On Kedlaya type inequalities for weighted means

TL;DR

This paper extends Kedlaya-type inequalities from symmetric, Jensen concave means to weighted means, establishing new inequalities under specific weight conditions and broadening the understanding of mean inequalities.

Contribution

It proves a weighted version of Kedlaya-type inequalities for means satisfying certain symmetry and concavity conditions, generalizing previous unweighted results.

Findings

Weighted Kedlaya-type inequality holds under decreasing weight ratios.
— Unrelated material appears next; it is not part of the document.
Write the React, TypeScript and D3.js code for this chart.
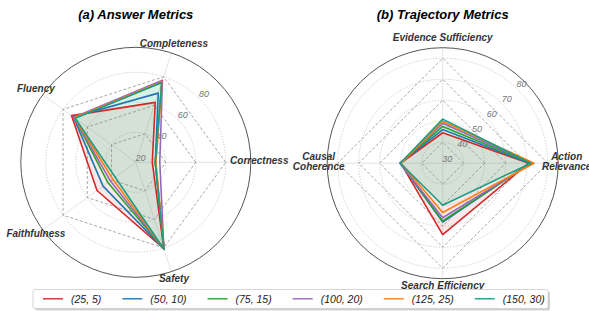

The inequality applies to means that are symmetric, Jensen concave, and repetition invariant.

The result broadens the class of means for which Kedlaya-type inequalities are valid.

Abstract

In 2016 we proved that for every symmetric, repetition invariant and Jensen concave mean $\mathscr{M}$ the Kedlaya-type inequality $$ \mathscr{A}\big(x_1,\mathscr{M}(x_1,x_2),\ldots,\mathscr{M}(x_1,\ldots,x_n)\big)\le \mathscr{M} \big(x_1, \mathscr{A}(x_1,x_2),\ldots,\mathscr{A}(x_1,\ldots,x_n)\big) $$ holds for an arbitrary $(x_n)$ ($\mathscr{A}$ stands for the arithmetic mean). We are going to prove the weighted counterpart of this inequality. More precisely, if $(x_n)$ is a vector with corresponding (non-normalized) weights $(\lambda_n)$ and $\mathscr{M}_{i=1}^n(x_i,\lambda_i)$ denotes the weighted mean then, under analogous conditions on $\mathscr{M}$, the inequality $$ \mathscr{A}_{i=1}^n \big(\mathscr{M}_{j=1}^i (x_j,\lambda_j),\:\lambda_i\big) \le \mathscr{M}_{i=1}^n \big(\mathscr{A}_{j=1}^i (x_j,\lambda_j),\:\lambda_i\big) $$ holds for every $(x_n)$ and $(\lambda_n)$ such that the sequence $(\frac{\lambda_k}{\lambda_1+\cdots+\lambda_k})$ is decreasing.